- Hazlitt, William. Characters of Shakespear's Plays.
- London: C. H. Reynell, 1817
<http://www.library.utoronto.ca/utel/criticism/hazlittw_charsp/charsp_ch12.html>
Visited: 26 July 2002
Thesis: Hazlitt doesn't analyze or criticize; he appreciates. And he does so with eloquence. Here are some samples:
- "Romeo and Juliet are in love, but they are not love-sick. Every thing speaks the very soul of pleasure, the high and healthy pulse of the passions . . . ."
- "He [Shakespeare] has sounded the passion of the two lovers not on the pleasures they had experienced, but on all the pleasures they had not experienced. All that was to come of life was theirs. At that untried source of promised happiness they slaked their thirst, and the first eager draught made them drunk with love and joy."
- "This play presents a beautiful coup-d'oeil of the progress of human life. In thought it occupies years, and embraces the circle of the affections from childhood to old age. Juliet has become a great girl, a young woman since we first remember her a little thing in the idle, prattle of the nurse, Lady Capulet was about her age when she became a mother . . . ."
- "The tragic part of [Juliet's] character is of a piece with the rest. It is the heroic founded on tenderness and delicacy. Of this kind are her resolution to follow the Friar's advice, and the conflict in her bosom between apprehension and love when she comes to take the sleeping poison."
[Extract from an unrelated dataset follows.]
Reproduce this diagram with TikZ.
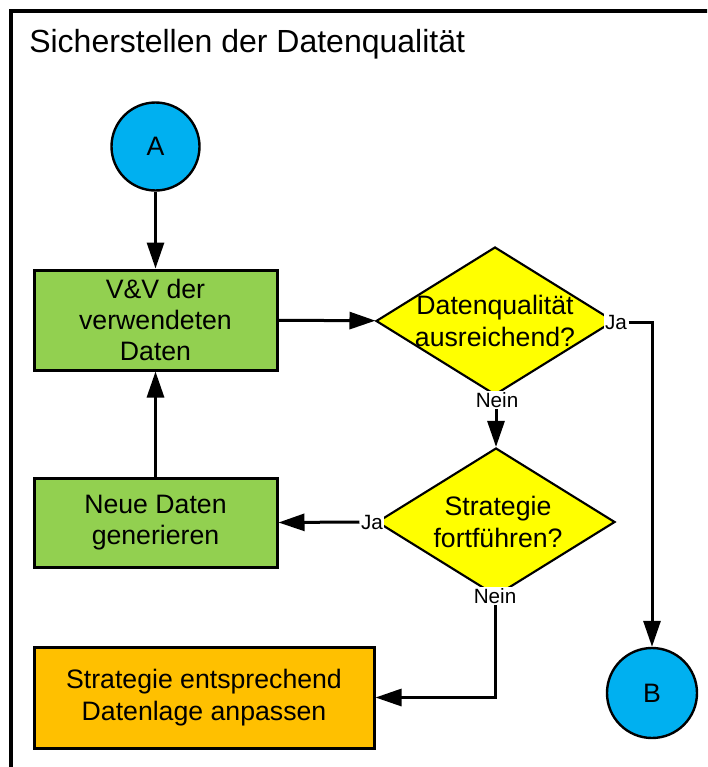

Hazlitt's remarks are both insightful and inspiring, but his allusiveness may cause some difficulty. For instance, Hazlitt's remarks on young love are easier to follow if you are familiar with Wordsworth's "Intimations of Immortality from Recollections of Early Childhood."
A Note on Hazlitt: William Hazlitt (1778-1830) was a passionate supporter of the ideals of the French Revolution, an admirer of Wordsworth and Coleridge, and an influence on Keats. He made his own literary reputation as an essayist and was admired for his vivid prose style.
Bottom Line: Reminds you that reading Shakespeare is a pleasure.